With this picture gyrating in the internet, how many users have taken the trouble to verify the origin and authenticity of this picture?
The truth behind this picture was unearthed by Harald Doornbos, who interviewed the photographer in his blog. This picture was originally captured in Saudi Arabia, by 25 year old photographer Abdul Aziz al Otaibi, a Saudi national. The little boy sleeping between the graves was none other than his sister’s son, just posing in between two piles of stones, and who did not lose his parents at all but was only taking part in a project of the photographer.
As Abdul Aziz stated, his motive of capturing this picture was to only depict the irreplaceable love of a child for his parents, the love that cannot be substituted by anything or anybody else, even if the parents are dead.
In order to conclude his project he took his sisters’ son with him to the outskirts of Yanbu, where he build two stone graves and requested his sister’s son to lie between the stone graves and cover himself in a blanket.

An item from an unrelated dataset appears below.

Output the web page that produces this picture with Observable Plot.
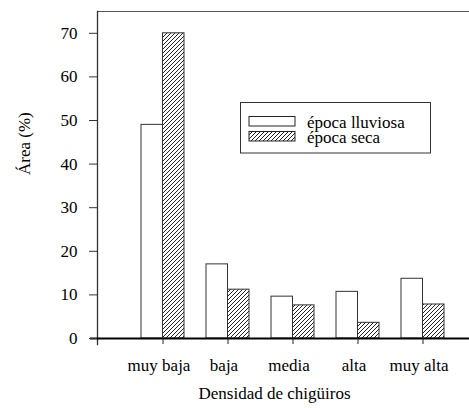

Abdul Aziz first published the picture in Facebook during the first week of January, which did not receive much response, and he clearly stated that they were not real graves and he was completely against placing a child between real graves. As a precaution to avoid misconceptions, he also posted a picture of his sister’s son smiling between the graves.
When Abdul Aziz confronted the user of the first tweet, his response was shocking, he DM him as “Why don’t you just let go and claim it is a picture from Syria and gain a reward from God. You are exaggerating.”
Subsequently the user removed his tweet. Though the original tweet of the picture is removed the damage it caused is now irreversible.
Abdul Aziz has been reported saying, “I am really very annoyed by this,” he says, “It is just not fair to take one of my photos totally out of context and use it for your own propaganda.”